Bhubaneswar-raised, New York City-based visionary filmmaker and activist Mira Nair, a force in both Indian and American cinema since the rapturous reception of her 1988 Salaam Bombay!, presents a hand-picked program of contemporary films from the subcontinent that show the diversity of Indian films beyond the realm of studio spectacle.

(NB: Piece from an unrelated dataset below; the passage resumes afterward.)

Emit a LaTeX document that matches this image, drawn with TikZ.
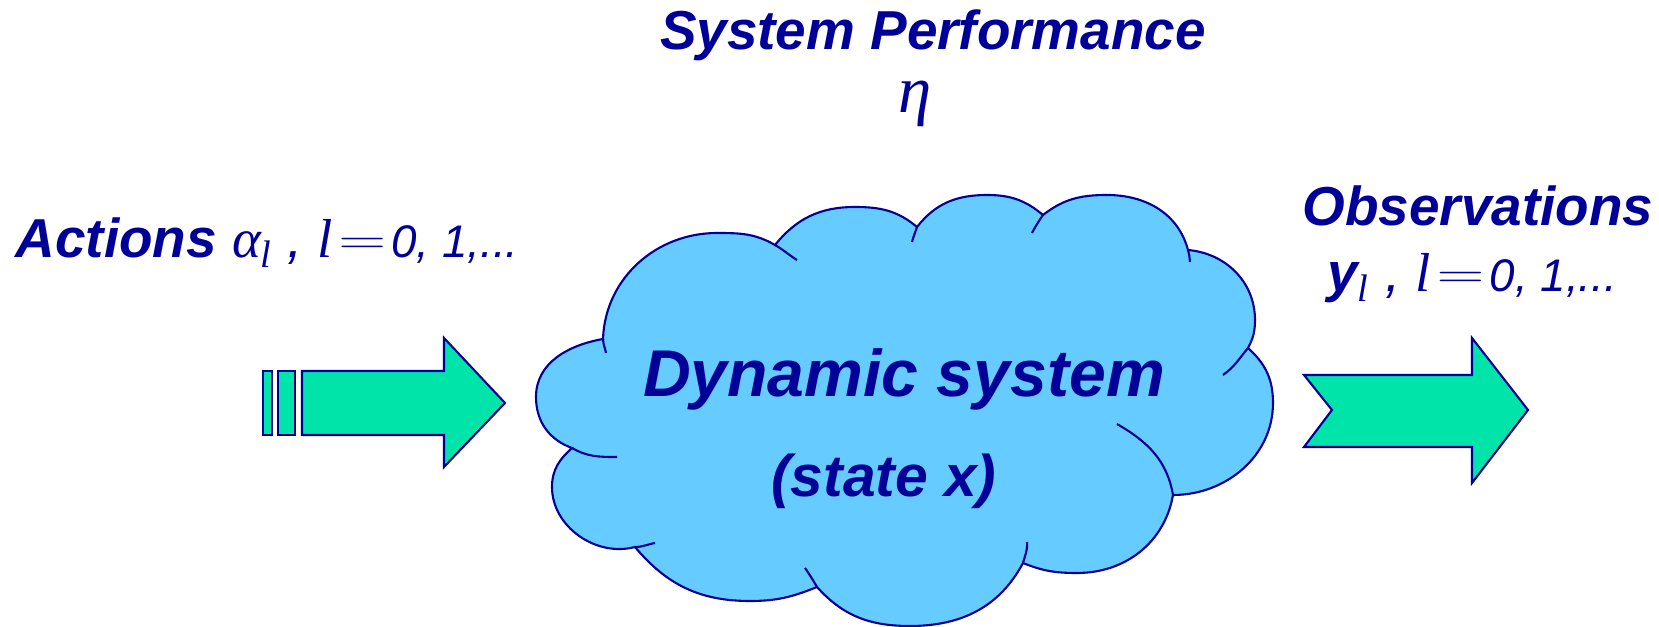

“These films show us the India we live in but rarely ever truly see. Cinema is a tricky craft; you start with a dream, but the road to make (art) is so long, do you end with one? These films capture the brutality & tenderness of the dream to the max. ” -Mira Nair

Series Includes:
All That Breathes – Boong
Stolen – The Wold is Family

Story by Lillian Lee
opens November 29

Novelist, journalist, and screenwriter, Hong Kong-born Lillian Lee has been a formidable figure in her hometown’s cultural scene for more than 40 years-though, as only a handful of her novels have appeared in translation, non-Sinophone audiences can best experience the signature romantic melancholy of her work through the films that she’s written. The quality of the directors Lee has worked with speaks volumes of the esteem in which she’s held, their ranks including Stanley Kwan (Rouge), Chen Kaige (Farewell My Concubine), and Fruit Chan (Three… Extremes), among other luminaries. A writer equally adept at describing the rhythms of quotidian contemporary urban life and delving into the deep well of traditional Chinese folklore-often, as in Rouge, in the same work-Lee’s contributions to Hong Kong cinema have added inestimably to its glory.

Series Includes:
Rouge – Three… Extremes
A Terra Cotta Warrior – Farewell My Concubine

Absconded Art
Opens November 29

Just in time for the dawn of corporate plagiarism being craftily branded as AI “art,” a series about forgers, fakers, and canvas takers, featuring a taut recreation of the heist of the century high-wire walk between the Twin Towers (Man on Wire), Orson Welles’s puckish contemplation of fraudulent Old Masters and cinematic prestidigitation (F for Fake), the battle to repatriate the archives of Mexico’s most famous architect (The Proposal), and other ruminations on originality, public domain usage and the art of stealing art.